Review: What MORON at Norton decided that they should give away the whole plot on the book's back side ?! As if it wasn't enough to give away the beginning, the middle and the end of the story on the book's back side, they have made certain to take away any thrill the reader might get by giving away the outcome of the story also on the front page. What was wrong with the first edition ? The front page illustration was also a lot better on the first edition. Luckily I had already read this book, I just ordered it for a friend, thus I could warn him about the idiot cover. When it comes to the content of the book, it's brilliant, -to a degree where you end up ordering it from Amazon if you can't find your old copy, in order to lend it to someone who has just praised "Master and Commander".

Rating: 5 stars
Summary: modern themes
Review: What reviewers seem to miss about this ambitious and well-crafted epic is that the themes have a strong pertinence to modern times. The move to globalization by American companies is so much like the colonialism that this book explores. The slave trade was so much an extreme yet logical extension of the "god -given" colonial outlook of the era them. Now we have sweatshops. Picture the similarities of our comfortable suburban lives with the gentrified English life shown in the novel.
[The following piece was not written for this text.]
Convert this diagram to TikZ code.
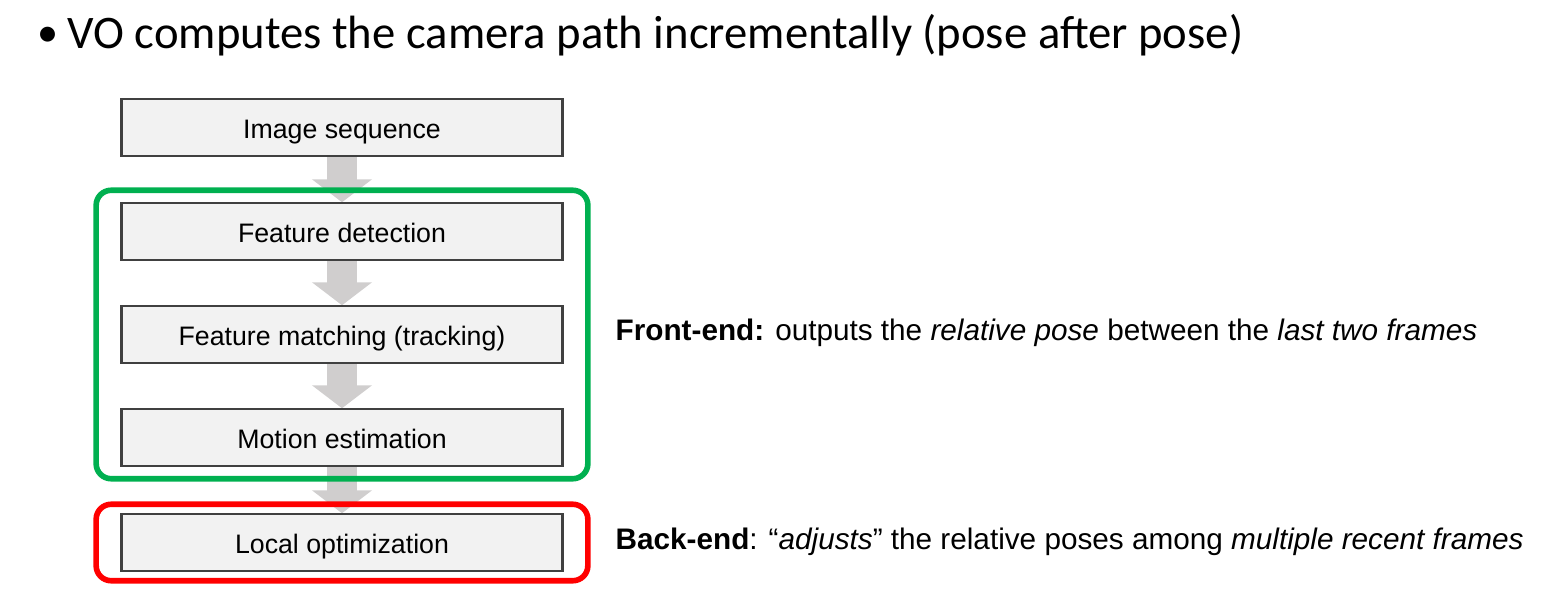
\documentclass[tikz,border=0pt]{standalone}
\usepackage{fontspec}
\setmainfont{Liberation Sans}
\newfontfamily\titlefont{Carlito}
\usetikzlibrary{arrows.meta,fit}

\definecolor{boxfill}{RGB}{242,242,242}
\definecolor{boxline}{RGB}{64,64,64}
\definecolor{flowgray}{RGB}{208,206,206}
\definecolor{frontgreen}{RGB}{0,176,80}
\definecolor{backred}{RGB}{255,0,0}

\tikzset{
	stepbox/.style={draw=boxline, fill=boxfill, line width=0.4pt, minimum width=4.4cm, minimum height=0.57cm, inner sep=0pt, text height=7.6pt, text depth=1.6pt, font=\fontsize{7.6}{9}\selectfont},
	flow/.style={draw=flowgray, line width=0.3cm, -{Triangle[length=0.23cm, width=0.59cm]}},
	stageframe/.style={line width=1.6pt, rounded corners=0.15cm, inner xsep=0.25cm, inner ysep=0.12cm},
	note/.style={anchor=base west, inner sep=0pt, font=\fontsize{8.45}{10}\selectfont},
}

\begin{document}
\begin{tikzpicture}[x=0.01cm, y=-0.01cm]
		\useasboundingbox (0,0) rectangle (1546,589);
		
		%title line
		\node[anchor=base west, inner sep=0pt, font=\titlefont\fontsize{12}{16}\selectfont] (bullet) at (37,47) {•};
		\node[anchor=base west, inner sep=0pt, font=\titlefont\fontsize{13.27}{16}\selectfont] (title) at (67,49) {VO computes the camera path incrementally (pose after pose)};
		
		%pipeline
		\node[stepbox] (img) at (342,127.5) {Image sequence};
		\node[stepbox] (det) at (342,231.5) {Feature detection};
		\node[stepbox] (mat) at (342,334.5) {Feature matching (tracking)};
		\node[stepbox] (mot) at (342,437.5) {Motion estimation};
		\node[stepbox] (opt) at (342,542.5) {Local optimization};
		
		\draw[flow] (img.south) -- (det.north);
		\draw[flow] (det.south) -- (mat.north);
		\draw[flow] (mat.south) -- (mot.north);
		\draw[flow] (mot.south) -- (opt.north);
		
		%redraw box borders over the arrows
		\foreach \n in {img, det, mat, mot, opt}{
			\draw[draw=boxline, line width=0.4pt] (\n.north west) rectangle (\n.south east);
		}
		
		%front-end and back-end
		\node[stageframe, draw=frontgreen, fit=(det)(mot)] (front) {};
		\node[stageframe, draw=backred, inner ysep=0.09cm, fit=(opt)] (back) {};
		
		\node[note] (frontnote) at (615,341) {\textbf{Front-end:} outputs the \textit{relative pose} between the \textit{last two frames}};
		\node[note] (backnote) at (615,550) {\textbf{Back-end}: “\textit{adjusts}” the relative poses among \textit{multiple recent frames}};
\end{tikzpicture}
\end{document}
Contrast that with Third World factories making our designer goods and seduced by our ads for expensive clothes and sugary sodas. Like the colored cotton, baubles and alcohol in the novel. Nike, Coke etc, etc. Feels like the the same colonial attitudes and the same Sacred Hunger at work. Interesting, hmmmm. I'm not a fan of historical novels in general, but this is as much about the human spirit that is part of us today as it is about a harrowing historical period. I don't see it so much a story about "them." but more of a powerful story about "us." Do you think I'm nuts?